With that said, I'm entirely confident that you are right that there were intellectual and strategic decisions I made that were the wrong ones, and where I judged the tradeoffs incorrectly. I'm also confident that had I been in Nick's position, there are correct decisions that he made that I would not have had the intellectual courage to make or stick with in the face of opposition. And as I noted in a previous comment, I think elements of Nick's personality in terms of stubborn-ness and uncompromising-ness on the way he wanted to do things contributed both to the intellectual independence and the administrative/bureaucratic problems; I just wish they could have been more selectively applied. (I also don't think Nick made all the right intellectual and strategic decisions, but that, again, is a different discussion).
Re: incompetence in terms of faculty relationship, I believe the comment is correct and I stand by it.
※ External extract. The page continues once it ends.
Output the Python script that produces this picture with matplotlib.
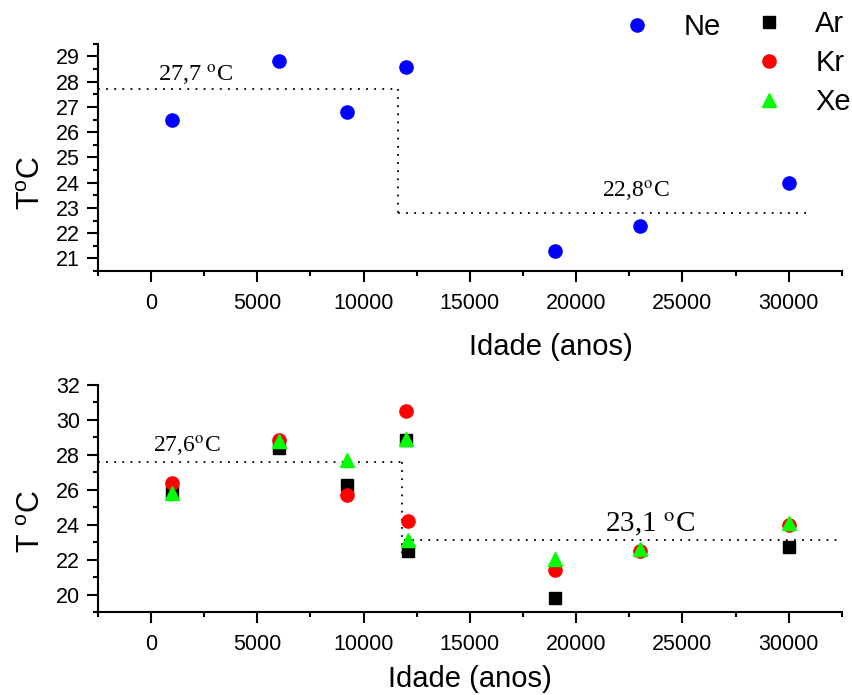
import matplotlib
matplotlib.use("Agg")
import matplotlib.pyplot as plt
from matplotlib.ticker import MultipleLocator

plt.rcParams['font.family'] = ['Liberation Sans', 'DejaVu Sans']
plt.rcParams['mathtext.fontset'] = 'custom'
plt.rcParams['mathtext.rm'] = 'Liberation Sans'
plt.rcParams['mathtext.it'] = 'Liberation Sans:italic'

# --- Ne paleotemperatures (top panel) ---
ne_age = [1000, 6000, 9200, 12000, 19000, 23000, 30000]
ne_T = [26.5, 28.8, 26.8, 28.6, 21.3, 22.3, 24.0]

# --- Ar, Kr, Xe paleotemperatures (bottom panel) ---
ar_age = [1000, 6000, 9200, 12000, 12100, 19000, 30000]
ar_T = [25.9, 28.4, 26.3, 28.85, 22.5, 19.8, 22.7]
kr_age = [1000, 6000, 9200, 12000, 12100, 19000, 23000, 30000]
kr_T = [26.4, 28.85, 25.7, 30.5, 24.2, 21.4, 22.5, 24.0]
xe_age = [1000, 6000, 9200, 12000, 12100, 19000, 23000, 30000]
xe_T = [25.8, 28.8, 27.7, 28.9, 23.1, 22.05, 22.6, 24.1]

# mean temperature levels (Holocene / glacial) and the age where they switch
top_levels = [27.7, 22.8]
top_switch = 11600
top_end = 31000
bot_levels = [27.6, 23.1]
bot_switch = 11800
bot_vline_low = 22.1
bot_end = 32500

xlim = (-2500, 32500)

fig = plt.figure(figsize=(8.52, 6.95), dpi=100)
ax1 = fig.add_axes([0.115, 0.610, 0.873, 0.327])
ax2 = fig.add_axes([0.115, 0.1194, 0.873, 0.3266])

dot = (0, (1, 3.5))
serif = ['Liberation Serif', 'DejaVu Serif']


def style(ax):
    for s in ('top', 'right'):
        ax.spines[s].set_visible(False)
    for s in ('left', 'bottom'):
        ax.spines[s].set_linewidth(1.5)
    ax.tick_params(which='major', direction='out', length=8, width=1.5,
                   labelsize=15.5, pad=5)
    ax.tick_params(which='minor', direction='out', length=3.6, width=1.5)
    ax.tick_params(axis='x', which='major', pad=8)
    ax.xaxis.set_major_locator(MultipleLocator(5000))
    ax.xaxis.set_minor_locator(MultipleLocator(2500))
    ax.set_xlim(*xlim)


def level_label(value, gap):
    return f'{value:.1f}'.replace('.', ',') + gap + '$^{\\mathrm{o}}$C'


# top panel
style(ax1)
ax1.set_ylim(20.5, 29.5)
ax1.yaxis.set_major_locator(MultipleLocator(1))
ax1.yaxis.set_minor_locator(MultipleLocator(0.5))
ax1.plot([xlim[0], top_switch], [top_levels[0]] * 2, color='black', lw=1.3, ls=dot)
ax1.plot([top_switch, top_switch], top_levels, color='black', lw=1.3, ls=dot)
ax1.plot([top_switch, top_end], [top_levels[1]] * 2, color='black', lw=1.3, ls=dot)
ax1.plot(ne_age, ne_T, 'o', color='#0000ff', ms=9.5, label='Ne', clip_on=False)
ax1.text(330, 27.98, level_label(top_levels[0], ' '),
         family=serif, math_fontfamily='stix', fontsize=17.5, va='baseline')
ax1.text(21226, 23.41, level_label(top_levels[1], ''),
         family=serif, math_fontfamily='stix', fontsize=17, va='baseline')
ax1.set_ylabel('T$^{\\mathrm{o}}$C', fontsize=22, va='center')
ax1.yaxis.set_label_coords(-0.089, 0.39)
ax1.set_xlabel('Idade (anos)', fontsize=21, va='center')
ax1.xaxis.set_label_coords(0.609, -0.335)

# bottom panel
style(ax2)
ax2.set_ylim(19, 32)
ax2.yaxis.set_major_locator(MultipleLocator(2))
ax2.yaxis.set_minor_locator(MultipleLocator(1))
ax2.plot([xlim[0], bot_switch], [bot_levels[0]] * 2, color='black', lw=1.3, ls=dot)
ax2.plot([bot_switch, bot_switch], [bot_levels[0], bot_vline_low], color='black', lw=1.3, ls=dot)
ax2.plot([bot_switch + 100, bot_end], [bot_levels[1]] * 2, color='black', lw=1.3, ls=dot)
ax2.plot(ar_age, ar_T, 's', color='black', ms=8.5, label='Ar')
ax2.plot(kr_age, kr_T, 'o', color='#ff0000', ms=9.5, label='Kr')
ax2.plot(xe_age, xe_T, '^', color='#00ff00', ms=10, label='Xe')
ax2.text(110, 28.12, level_label(bot_levels[0], ''),
         family=serif, math_fontfamily='stix', fontsize=17, va='baseline')
ax2.text(21380, 23.6, level_label(bot_levels[1], ' '),
         family=serif, math_fontfamily='stix', fontsize=21, va='baseline')
ax2.set_ylabel('T $^{\\mathrm{o}}$C', fontsize=22, va='center')
ax2.yaxis.set_label_coords(-0.089, 0.40)
ax2.set_xlabel('Idade (anos)', fontsize=21, va='center')
ax2.xaxis.set_label_coords(0.5, -0.295)

# legends in the upper right corner of the figure
h1, l1 = ax1.get_legend_handles_labels()
fig.legend(h1, l1, loc='center left', bbox_to_anchor=(622 / 852, 1 - 27 / 695),
           frameon=False, fontsize=21, handlelength=1.0, handletextpad=1.1,
           borderpad=0, borderaxespad=0)
h2, l2 = ax2.get_legend_handles_labels()
fig.legend(h2, l2, loc='center left', bbox_to_anchor=(754 / 852, 1 - 63 / 695),
           frameon=False, fontsize=21, handlelength=1.0, handletextpad=1.1,
           labelspacing=0.37, borderpad=0, borderaxespad=0)

fig.savefig('out.png', dpi=100)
But it is of course only one part of the story (one i wanted not to be lost). And how strongly I hold that may be coloured by my own feelings. FHI was something that was important to me too, and that I put years of hard work into supporting. Even as late as 2022 I was working with Oxford to try to find solutions. I feel that there were many unforced errors, and I am frustrated.
(With apologies, I'm leaving for research meetings in China tomorrow, so will likely not have time to reply for a few weeks).